Progress is made by people asking questions. Before composing the Declaration of Independence, Thomas Jefferson probably asked one of his colleagues, "What if we send King George a letter telling him we're not England's colony anymore? What do you think of that idea?"
Maybe every revolution begins with a question.
"Question Gender" was the suggestion I read recently on a T-shirt worn by a college student.
"What does that mean?" I asked her.
"What attributes, what social norms are attached to gender? Is gender really only binary, only male and female?" she said.
The student said that students sometimes ask her about the shirt and transgender issues, "but it's always a comfortable situation. They're just curious, wondering."
She had attended the "Translating Identity Conference" at the University of Vermont. Researching it brought me to a world I didn't know much about.
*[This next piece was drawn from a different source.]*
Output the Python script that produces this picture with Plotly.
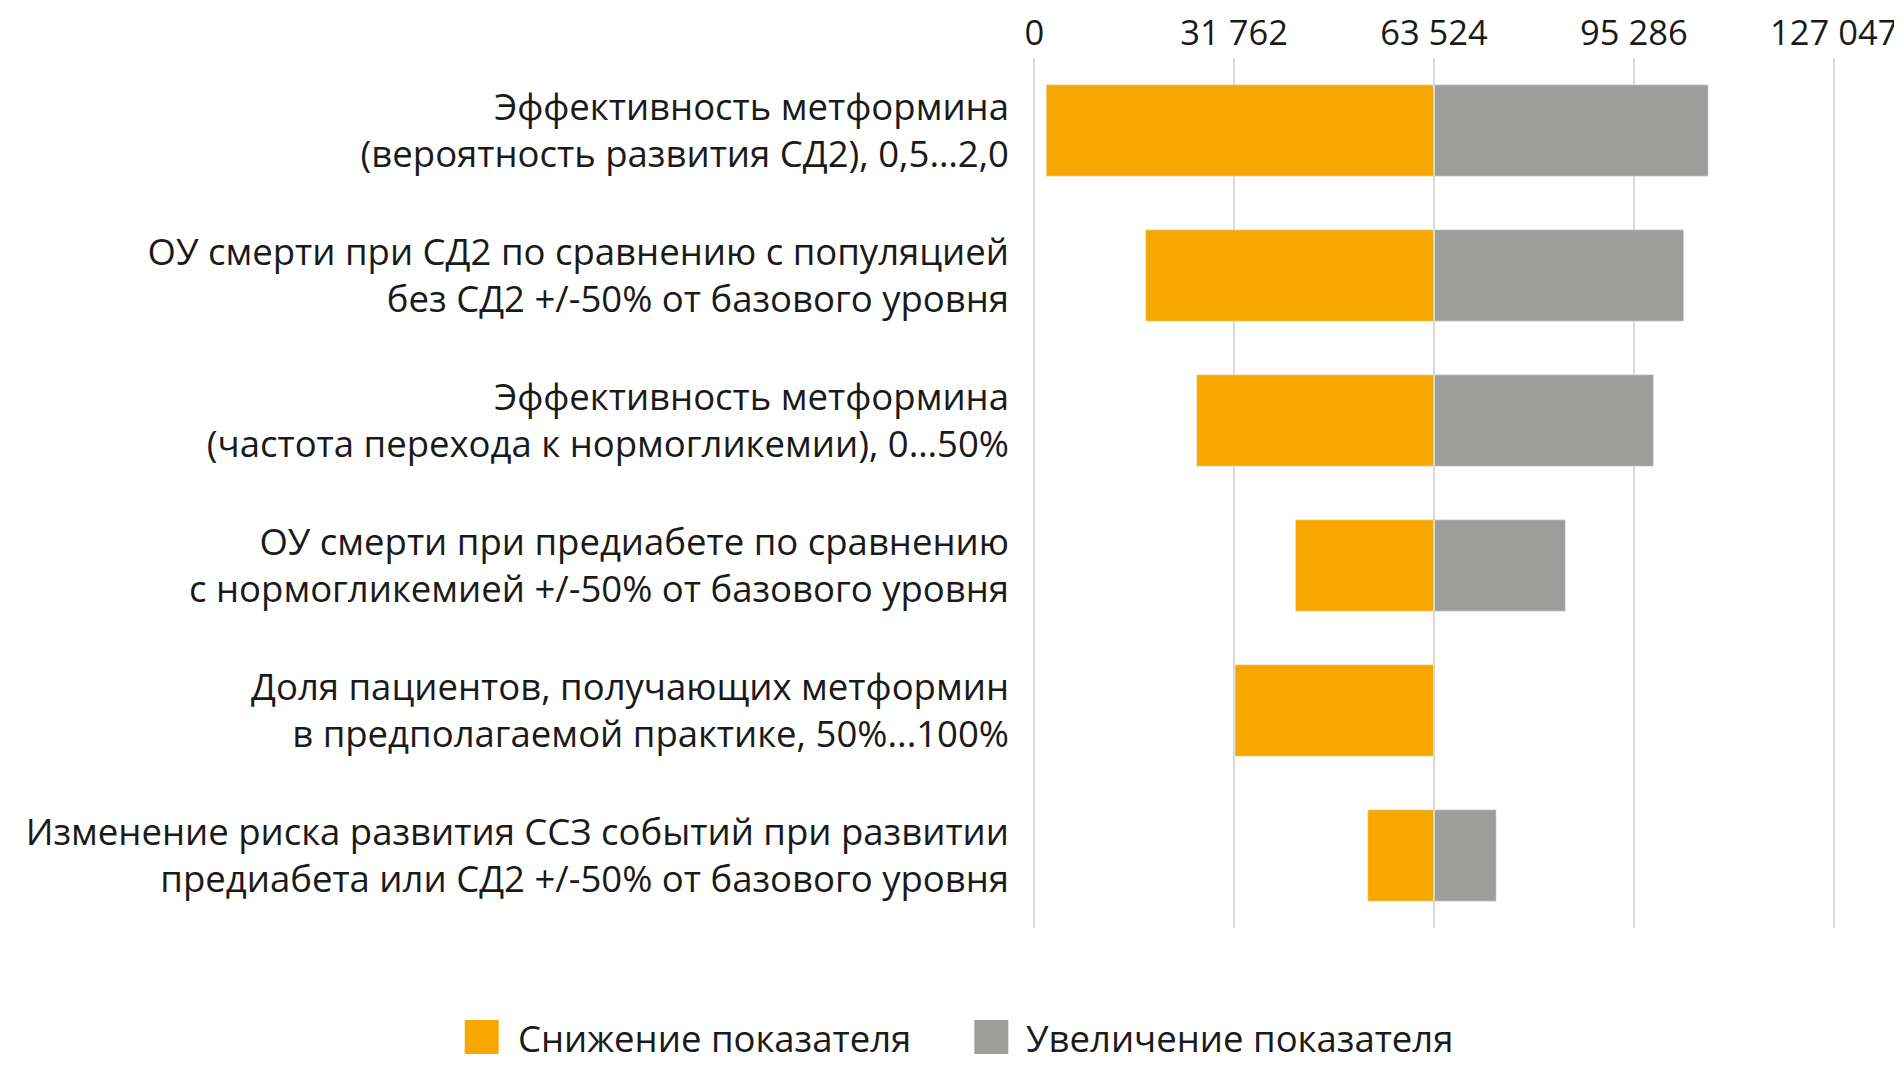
import plotly.graph_objects as go

categories = [
    "Эффективность метформина<br>(вероятность развития СД2), 0,5…2,0",
    "ОУ смерти при СД2 по сравнению с популяцией<br>без СД2 +/-50% от базового уровня",
    "Эффективность метформина<br>(частота перехода к нормогликемии), 0…50%",
    "ОУ смерти при предиабете по сравнению<br>с нормогликемией +/-50% от базового уровня",
    "Доля пациентов, получающих метформин<br>в предполагаемой практике, 50%...100%",
    "Изменение риска развития ССЗ событий при развитии<br>предиабета или СД2 +/-50% от базового уровня",
]
base_value = 63524
low_values = [1900, 17700, 25800, 41500, 31900, 53000]
high_values = [107100, 103200, 98400, 84400, 63524, 73400]
tick_values = [0, 31762, 63524, 95286, 127047]
tick_labels = ["0", "31 762", "63 524", "95 286", "127 047"]
series_names = ["Снижение показателя", "Увеличение показателя"]

ORANGE = "#F6A800"
GRAY = "#9D9D9C"
GRID = "#D9D9D9"
FONT = "Open Sans"
TEXT = "#1a1a1a"

# figure geometry (page body adds 8px offset)
W, H = 1894, 1057
x_min, x_max = -1000, 128047
px_per_unit = 800 / 127047
zero_px = 1026
plot_left = zero_px - (0 - x_min) * px_per_unit
plot_right = zero_px + x_max * px_per_unit
plot_top, plot_bottom = 50, 920
plot_w = plot_right - plot_left
plot_h = plot_bottom - plot_top


def px(x):
    return (x - plot_left) / plot_w


def py(y):
    return (plot_bottom - y) / plot_h


fig = go.Figure()
fig.add_trace(go.Bar(
    y=categories,
    x=[base_value - v for v in low_values],
    base=low_values,
    orientation="h",
    name=series_names[0],
    marker=dict(color=ORANGE),
    showlegend=False,
))
fig.add_trace(go.Bar(
    y=categories,
    x=[v - base_value for v in high_values],
    base=[base_value] * len(high_values),
    orientation="h",
    name=series_names[1],
    marker=dict(color=GRAY),
    showlegend=False,
))

# legend drawn as swatches + text
legend_items = [
    (series_names[0], ORANGE, 456, 507),
    (series_names[1], GRAY, 966, 1016),
]
shapes = [dict(
    type="line", xref="x", yref="paper",
    x0=base_value, x1=base_value, y0=0, y1=1,
    line=dict(color=GRID, width=2), layer="above",
)]
annotations = []
for name, color, sx, tx in legend_items:
    shapes.append(dict(
        type="rect", xref="paper", yref="paper",
        x0=px(sx), x1=px(sx + 34), y0=py(1046), y1=py(1012),
        fillcolor=color, line=dict(width=0),
    ))
    annotations.append(dict(
        text=name, xref="paper", yref="paper",
        x=px(tx), y=py(1030), xanchor="left", yanchor="middle",
        showarrow=False, font=dict(family=FONT, size=36.5, color=TEXT),
    ))

fig.update_layout(
    width=W,
    height=H,
    paper_bgcolor="white",
    plot_bgcolor="white",
    barmode="overlay",
    bargap=0.37,
    margin=dict(l=plot_left, r=W - plot_right, t=plot_top, b=H - plot_bottom),
    font=dict(family=FONT, color=TEXT, size=36),
    showlegend=False,
    shapes=shapes,
    annotations=annotations,
    xaxis=dict(
        side="top",
        range=[x_min, x_max],
        tickvals=tick_values,
        ticktext=tick_labels,
        tickfont=dict(size=34.5),
        showgrid=True,
        gridcolor=GRID,
        gridwidth=2,
        zeroline=False,
        showline=False,
        ticks="",
        ticklabelstandoff=5,
        ticklabeloverflow="allow",
        automargin=False,
        fixedrange=True,
    ),
    yaxis=dict(
        categoryorder="array",
        categoryarray=categories,
        autorange="reversed",
        tickfont=dict(size=36.5),
        showgrid=False,
        zeroline=False,
        showline=False,
        ticks="",
        ticklabelstandoff=18,
        automargin=False,
    ),
)

fig.write_html("out.html")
One of the speakers there was Kate Bornstein, the author of "Gender Outlaw -- On Men, Women, and the Rest of Us." The book is described as Bornstein's "disarming account of her life and genders."
Forty years ago, the civil rights movement impacted every corner of America, and those racial barriers we see on the basketball courts in "Black Magic" began to fall away. Now African-Americans dominate the game.
But the "Translating Identity Conference" and the student's T-shirt signal that other, and very large, changes have also occurred.
They've occurred because some people have the courage to ask questions.